My friend Rachel: "You are going to love this Josh Groban song!"



Me: "It was just okay. I didn't love it."

(How long did it take me to admit that I love that song? Forever. But I totally love that song. And I was totally in that crowd when this was recorded. Whatever. Judgers.)

Like all college freshmen, I was told that I would change my major an average of 5 to 7 times. Therefore, I refused to change my major. I just added them instead.

Other people go to college and develop new and wonderful hobbies — ballroom dance, comedy clubs, intramurals . . . My second major became my hobby. For someone who has spent her life addicted to studying one period of history or another (Jamestown, Czarist Russia, World War II, the American Revolution, the settling of the West . . . you get the picture) having a history major as a college hobby was a simple extension of a natural nerdiness.

I never had any intention of using the history major for anything other than personal joy . . . until I saw that YouTube video.

There I was — seven years of official and unofficial reporting, three years of newspaper design, and a journalism internship in Washington, D.C., under my belt; just a week away from extolling the virtues of my communications degree as a speaker at graduation — and I knew I was on the wrong path.

That's a big fat oops.

I didn't make the wrong decision in pursuing journalism in college. My degree took me to Boston and Washington, and into the new and exciting world of the Adobe Suite, as well as into city government, politics, and the halls of Congress. In the end, though, all of those wonderful experiences turned out to be the college hobby, and the history degree turned out to be my real path. I knew, as soon as I finished that video, that I was meant to be a teacher.

The path to teaching would've been infinitely easier if I had admitted this to myself before my last week of college, but c'est la vie.

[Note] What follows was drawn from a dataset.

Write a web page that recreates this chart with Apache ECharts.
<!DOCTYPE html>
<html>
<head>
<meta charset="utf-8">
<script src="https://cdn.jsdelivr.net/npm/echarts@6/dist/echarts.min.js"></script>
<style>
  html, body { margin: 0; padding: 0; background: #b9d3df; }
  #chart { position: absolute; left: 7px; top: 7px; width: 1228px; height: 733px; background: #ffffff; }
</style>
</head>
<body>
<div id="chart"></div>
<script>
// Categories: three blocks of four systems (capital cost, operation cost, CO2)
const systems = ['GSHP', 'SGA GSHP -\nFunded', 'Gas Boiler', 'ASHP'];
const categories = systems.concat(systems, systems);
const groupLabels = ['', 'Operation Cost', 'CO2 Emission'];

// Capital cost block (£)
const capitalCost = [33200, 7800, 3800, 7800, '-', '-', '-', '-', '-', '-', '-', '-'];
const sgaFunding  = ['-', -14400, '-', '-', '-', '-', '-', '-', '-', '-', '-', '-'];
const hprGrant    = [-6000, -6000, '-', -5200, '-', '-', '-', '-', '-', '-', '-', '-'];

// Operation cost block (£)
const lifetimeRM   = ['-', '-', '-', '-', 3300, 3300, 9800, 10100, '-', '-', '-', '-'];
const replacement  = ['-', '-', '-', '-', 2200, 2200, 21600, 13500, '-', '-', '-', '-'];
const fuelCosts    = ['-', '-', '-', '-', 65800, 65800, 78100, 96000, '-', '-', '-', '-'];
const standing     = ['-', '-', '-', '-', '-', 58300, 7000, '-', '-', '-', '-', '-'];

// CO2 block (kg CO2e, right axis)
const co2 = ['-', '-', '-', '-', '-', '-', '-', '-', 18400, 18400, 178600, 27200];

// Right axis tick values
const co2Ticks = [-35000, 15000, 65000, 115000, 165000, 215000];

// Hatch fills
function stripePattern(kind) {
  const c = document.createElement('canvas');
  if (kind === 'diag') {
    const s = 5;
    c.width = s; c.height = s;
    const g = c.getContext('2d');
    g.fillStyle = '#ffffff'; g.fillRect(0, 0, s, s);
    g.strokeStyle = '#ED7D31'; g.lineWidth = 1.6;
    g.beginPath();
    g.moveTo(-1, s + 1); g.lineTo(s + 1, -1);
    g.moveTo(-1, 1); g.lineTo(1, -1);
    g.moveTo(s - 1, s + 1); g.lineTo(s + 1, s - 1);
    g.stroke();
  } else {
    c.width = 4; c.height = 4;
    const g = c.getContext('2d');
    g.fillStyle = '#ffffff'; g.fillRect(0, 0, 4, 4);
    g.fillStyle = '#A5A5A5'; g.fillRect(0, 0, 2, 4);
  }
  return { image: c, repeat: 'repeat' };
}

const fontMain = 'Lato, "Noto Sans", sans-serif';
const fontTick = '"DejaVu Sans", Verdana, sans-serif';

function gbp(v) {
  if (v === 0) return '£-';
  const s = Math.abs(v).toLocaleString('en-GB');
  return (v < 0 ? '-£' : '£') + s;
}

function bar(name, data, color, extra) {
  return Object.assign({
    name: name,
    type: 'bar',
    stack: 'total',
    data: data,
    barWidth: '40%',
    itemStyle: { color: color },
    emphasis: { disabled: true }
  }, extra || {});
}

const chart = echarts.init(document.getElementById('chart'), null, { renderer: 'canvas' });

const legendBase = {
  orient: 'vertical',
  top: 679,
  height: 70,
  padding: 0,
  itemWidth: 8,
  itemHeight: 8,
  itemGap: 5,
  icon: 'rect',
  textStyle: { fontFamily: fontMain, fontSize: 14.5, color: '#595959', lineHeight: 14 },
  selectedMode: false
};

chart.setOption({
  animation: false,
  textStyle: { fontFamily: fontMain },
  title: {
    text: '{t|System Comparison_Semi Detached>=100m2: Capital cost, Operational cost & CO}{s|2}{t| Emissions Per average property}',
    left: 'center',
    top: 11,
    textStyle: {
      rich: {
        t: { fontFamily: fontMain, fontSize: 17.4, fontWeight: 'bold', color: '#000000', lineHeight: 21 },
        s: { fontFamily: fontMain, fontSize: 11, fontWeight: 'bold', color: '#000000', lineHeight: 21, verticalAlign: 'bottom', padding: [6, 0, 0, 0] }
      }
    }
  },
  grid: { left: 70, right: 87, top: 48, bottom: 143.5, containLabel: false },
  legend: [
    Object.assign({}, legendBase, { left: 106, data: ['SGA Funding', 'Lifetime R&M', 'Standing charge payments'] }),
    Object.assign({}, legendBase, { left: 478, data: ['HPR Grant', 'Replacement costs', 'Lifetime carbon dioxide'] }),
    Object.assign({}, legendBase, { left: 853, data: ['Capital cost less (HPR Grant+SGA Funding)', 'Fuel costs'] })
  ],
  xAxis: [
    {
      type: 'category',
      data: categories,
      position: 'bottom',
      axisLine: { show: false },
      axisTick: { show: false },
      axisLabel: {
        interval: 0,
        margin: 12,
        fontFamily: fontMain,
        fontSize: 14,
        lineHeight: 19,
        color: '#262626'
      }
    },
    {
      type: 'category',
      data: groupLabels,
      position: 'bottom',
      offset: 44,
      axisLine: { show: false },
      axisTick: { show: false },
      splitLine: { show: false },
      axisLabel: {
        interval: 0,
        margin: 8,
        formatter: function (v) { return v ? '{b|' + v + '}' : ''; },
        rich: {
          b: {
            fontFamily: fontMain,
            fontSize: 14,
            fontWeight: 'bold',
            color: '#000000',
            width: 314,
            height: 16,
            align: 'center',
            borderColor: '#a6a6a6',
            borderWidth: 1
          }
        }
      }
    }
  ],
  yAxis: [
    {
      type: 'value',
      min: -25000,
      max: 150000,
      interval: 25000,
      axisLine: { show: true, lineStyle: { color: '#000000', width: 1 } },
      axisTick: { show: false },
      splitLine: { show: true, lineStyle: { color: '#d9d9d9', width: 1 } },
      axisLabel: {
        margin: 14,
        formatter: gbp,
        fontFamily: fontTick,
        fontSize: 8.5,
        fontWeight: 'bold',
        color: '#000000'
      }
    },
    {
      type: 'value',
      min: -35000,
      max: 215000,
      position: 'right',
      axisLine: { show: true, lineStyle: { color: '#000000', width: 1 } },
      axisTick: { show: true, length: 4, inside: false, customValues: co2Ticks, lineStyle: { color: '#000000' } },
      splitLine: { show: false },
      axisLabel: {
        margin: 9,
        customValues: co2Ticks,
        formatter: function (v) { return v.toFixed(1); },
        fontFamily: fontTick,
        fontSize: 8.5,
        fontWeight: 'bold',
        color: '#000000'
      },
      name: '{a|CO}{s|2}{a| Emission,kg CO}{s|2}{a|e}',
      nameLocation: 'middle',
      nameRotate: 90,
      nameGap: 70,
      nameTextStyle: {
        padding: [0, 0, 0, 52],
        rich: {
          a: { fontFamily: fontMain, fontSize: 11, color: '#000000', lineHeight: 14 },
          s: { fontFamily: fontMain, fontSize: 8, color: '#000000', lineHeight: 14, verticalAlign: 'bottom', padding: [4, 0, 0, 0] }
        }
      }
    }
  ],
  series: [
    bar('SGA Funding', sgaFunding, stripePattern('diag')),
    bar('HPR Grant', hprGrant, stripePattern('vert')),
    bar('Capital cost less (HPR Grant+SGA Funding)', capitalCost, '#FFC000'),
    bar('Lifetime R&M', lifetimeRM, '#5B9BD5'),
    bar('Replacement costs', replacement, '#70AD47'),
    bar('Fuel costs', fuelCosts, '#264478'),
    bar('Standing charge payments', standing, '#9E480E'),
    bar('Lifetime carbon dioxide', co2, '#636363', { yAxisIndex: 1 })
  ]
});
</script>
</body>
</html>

Now I'm in grad school, taking classes with people who have been teaching for years, and pretending to know what I'm talking about. I'm a grad school/teaching fraud, but it's working out well so far (very well, indeed, in fact) and my GPA hopes it continues.

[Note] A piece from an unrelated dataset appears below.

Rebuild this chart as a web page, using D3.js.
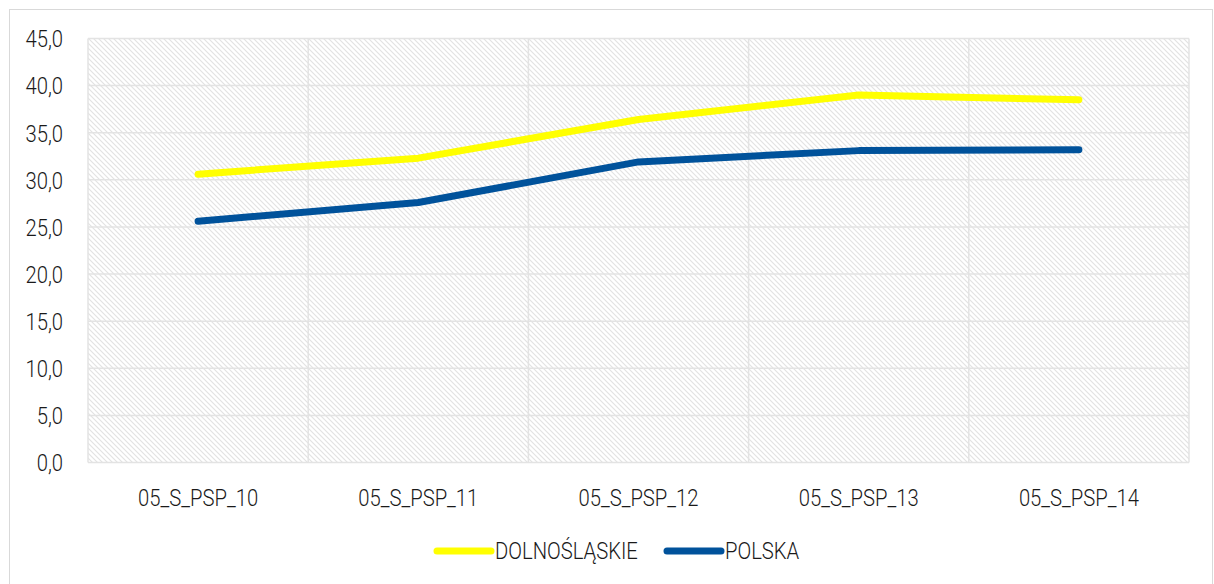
<!DOCTYPE html>
<html><head><meta charset="utf-8">
<script src="https://cdn.jsdelivr.net/npm/d3@7"></script>
<style>
html,body{margin:0;padding:0;background:#fff;}
text{font-family:Roboto,sans-serif;font-weight:300;fill:#1a1a1a;}
</style></head>
<body>
<svg id="c" width="1214" height="584"></svg>
<script>
const categories = ["05_S_PSP_10","05_S_PSP_11","05_S_PSP_12","05_S_PSP_13","05_S_PSP_14"];
const dolnoslaskie = [30.6, 32.3, 36.4, 39.0, 38.5];
const polska = [25.6, 27.6, 31.9, 33.1, 33.2];
const yTicks = [0,5,10,15,20,25,30,35,40,45];
const seriesNames = ["DOLNOŚLĄSKIE","POLSKA"];
const colors = ["#FFFF00","#00529B"];

const SX = 0.88; // horizontal condensing of the text
const svg = d3.select("#c");
const defs = svg.append("defs");
const P = 5;
const pat = defs.append("pattern").attr("id","hatch").attr("patternUnits","userSpaceOnUse")
  .attr("width",P).attr("height",P);
pat.append("rect").attr("width",P).attr("height",P).attr("fill","#fff");
pat.append("path").attr("d",`M-1,-1 L${P+1},${P+1} M-1,${P-1} L1,${P+1} M${P-1},-1 L${P+1},1`)
  .attr("stroke","#e2e2e2").attr("stroke-width",1.1);

svg.append("rect").attr("x",9.5).attr("y",9.5).attr("width",1203).attr("height",580)
  .attr("fill","#fff").attr("stroke","#d9d9d9").attr("stroke-width",1);

const m = {l:88, r:1189, t:38.5, b:462.5};
const x = d3.scaleBand().domain(categories).range([m.l,m.r]);
const y = d3.scaleLinear().domain([0,45]).range([m.b,m.t]);

svg.append("rect").attr("x",m.l).attr("y",m.t).attr("width",m.r-m.l).attr("height",m.b-m.t)
  .attr("fill","url(#hatch)");

const grid = svg.append("g");
grid.selectAll("line.h").data(yTicks).join("line")
  .attr("x1",m.l).attr("x2",m.r).attr("y1",d=>y(d)).attr("y2",d=>y(d))
  .attr("stroke","#e3e3e3").attr("stroke-width",1.5);
const bounds = categories.map(c=>x(c)).concat([x(categories[categories.length-1])+x.bandwidth()]);
grid.selectAll("line.v").data(bounds).join("line")
  .attr("x1",d=>d).attr("x2",d=>d).attr("y1",m.t).attr("y2",m.b)
  .attr("stroke","#e3e3e3").attr("stroke-width",1.5);

const fmt = d=>d3.format(".1f")(d).replace(".",",");
const ya = svg.append("g").attr("transform",`translate(${m.l},0)`)
  .call(d3.axisLeft(y).tickValues(yTicks).tickFormat(fmt).tickSize(0).tickPadding(25));
ya.select(".domain").remove();
ya.selectAll("text").attr("font-size",23).attr("font-family",null).attr("fill",null)
  .attr("dy","0.36em").each(function(){
    d3.select(this).attr("transform",`translate(-25,0) scale(${SX},1)`).attr("x",0);
  });

const xa = svg.append("g").attr("transform",`translate(0,${m.b})`)
  .call(d3.axisBottom(x).tickSize(0).tickPadding(24));
xa.select(".domain").remove();
xa.selectAll("text").attr("font-size",23).attr("font-family",null).attr("fill",null)
  .attr("dy","0.71em").attr("y",0)
  .attr("transform",`translate(0,27) scale(${SX},1)`);

const line = d3.line().x((d,i)=>x(categories[i])+x.bandwidth()/2).y(d=>y(d));
[dolnoslaskie, polska].forEach((s,k)=>{
  svg.append("path").datum(s).attr("d",line).attr("fill","none")
    .attr("stroke",colors[k]).attr("stroke-width",7)
    .attr("stroke-linecap","round").attr("stroke-linejoin","round");
});

const leg = svg.append("g");
const legX = [437, 667];
seriesNames.forEach((n,k)=>{
  leg.append("line").attr("x1",legX[k]).attr("x2",legX[k]+54).attr("y1",551).attr("y2",551)
    .attr("stroke",colors[k]).attr("stroke-width",7).attr("stroke-linecap","round");
  leg.append("text").attr("transform",`translate(${legX[k]+58},551) scale(${SX},1)`)
    .attr("dy","0.36em").attr("font-size",23).text(n);
});
</script>
</body></html>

I want to be a teacher for two reasons:

1. The world needs good teachers. Not teachers like some in my grad school classes who laugh about swearing at their students. Not teachers who aren't passionate about their subjects or start the first day of class by saying, "I hate teaching English." Not teachers who think it's a-OK and totally professional to act like a douche, threaten, and stalk former students.

(True stories, all)

2. History is the best subject in the world. Unfortunately, I always had awful or vaguely mediocre history teachers. I think I was a junior before I encountered my first good one in a concurrent enrollment class. The professor's comment on my essay planted the seed ("Have you ever thought about becoming a historian?") and fantastic college history professors cultivated it.

I'll always love journalism, and I love working in the field, but the siren call of history and the chance to help educate high school punks is stronger.

Besides, after seeing the Founding Fathers murder a OneRepublic song for the sake of early American history, who wouldn't be tempted to do something drastic?